Ce capitaine est aux mains des autorités nippones depuis l’arraisonnement, le 7 septembre, de son chalutier près d’îlots de mer de Chine orientale, appelés Senkaku en japonais et Diaoyu en chinois. Son navire avait été saisi après être entré en collision avec deux patrouilleurs nippons, près de ces petites îles inhabitée contrôlées par Tokyo mais revendiquées par les deux pays, ainsi que par Taïwan.
Les métaux ou «terres» rares constituent des ressources stratégiques, notamment pour les secteurs électronique et automobile. Pékin a abaissé en juillet la production et le quota d’exportation de ces substances à partir de la fin 2010, de 72 % à 8 000 tonnes, provoquant une hausse de leurs tarifs sur les marchés mondiaux.
Mais sa politique restrictive avait irrité l’Europe, qui avait déposé, en 2009, une plainte à l’Organisation mondiale du commerce (OMC) pour protectionnisme déguisé. Les Etats-Unis et le Mexique s’étaient joints à elle.
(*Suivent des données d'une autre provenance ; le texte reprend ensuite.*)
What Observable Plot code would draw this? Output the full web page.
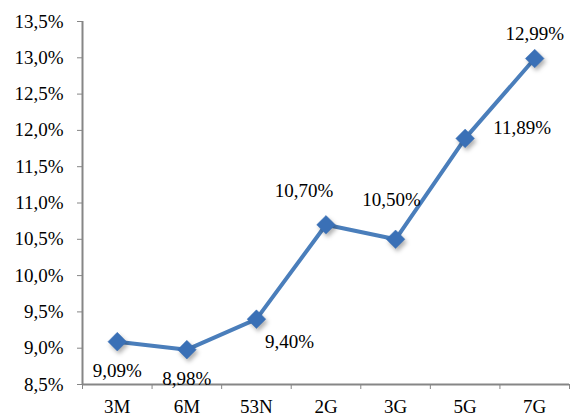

Pénuries futures : Europe s’inquiète de l’accès aux métaux rares
Principal importateur des terres rares chinoises (30 000 tonnes en 2009), Tokyo avait choisi la négociation pour infléchir la position de Pékin. Ces matériaux entrent dans la fabrication de turbines éoliennes, d’écrans plasma, de téléphones portables ou de véhicules hybrides (fonctionnant à la fois à l’électricité et à l’essence), le coeur de la croissance nippone.
Les 7 et 8 septembre, une délégation du monde des affaires, menée par Hiromasa Yonekura, président de l’organisation patronale Keidanren, a rencontré des dirigeants chinois. Mitsuo Ohashi, de Showa denko, a fait valoir que “les groupes chinois qui importent des composants fabriqués au Japon avec ces métaux rares pourraient être affectés”.
Forte hausse des prix
Fin août, six ministres, conduits par celui des affaires étrangères Katsuya Okada, étaient allés en Chine pour parler de coopération économique. Sur les métaux rares, le dialogue est resté au point mort, Pékin considérant que la réduction des exportations doit éviter tout risque d’épuisement des ressources et protéger l’environnement. La Chine insiste sur la nécessité de lutter contre les mines illégales et rappelle que l’extraction nécessite l’usage de produits chimiques très toxiques.
La situation quasi monopolistique de la Chine incite les groupes nippons à trouver de nouveaux fournisseurs. Toyota doit démarrer l’exploitation d’une mine vietnamienne en 2012 ; un projet du gouvernement et de la maison de commerce Sumitomo est en cours au Kazakhstan ; des sociétés négocient au Brésil et au Canada.
Dans le même temps, les industriels développent des technologies alternatives. Pour remplacer des éléments tels que le néodymium ou le disprosium, essentiels à la fabrication des rotors magnétiques des moteurs, Hitachi utilise de l’oxyde ferrique. Le géant du textile Teijin et l’université du Tohoku travaillent à la mise au point d’un moteur dont la partie magnétique serait en matériau composite mêlant fer et azote.
En 2010, les ministères de l’économie et de l’environnement ont débloqué 600 millions de yens (5,6 millions d’euros) pour la mise au point de nouvelles techniques de recyclage des produits électroniques. Baptisés “mine urbaine”, ces produits usagés recèlent des éléments tels que l’indium, indispensable à la fabrication des écrans à cristaux liquides.
D’ores et déjà, les groupes japonais subissent une forte hausse des prix des terres rares. Cela pourrait les inciter à délocaliser leur production en Chine et donner raison à ceux qui voient dans la politique de Pékin une stratégie pour s’approprier une plus grande partie de la valeur ajoutée et pour attirer sur son sol des sociétés maîtrisant les technologiques de pointe. Une chose est sûre : la libération du capitaine du chalutier chinois ne suffira pas à elle seule à résoudre la problématique des terres rares.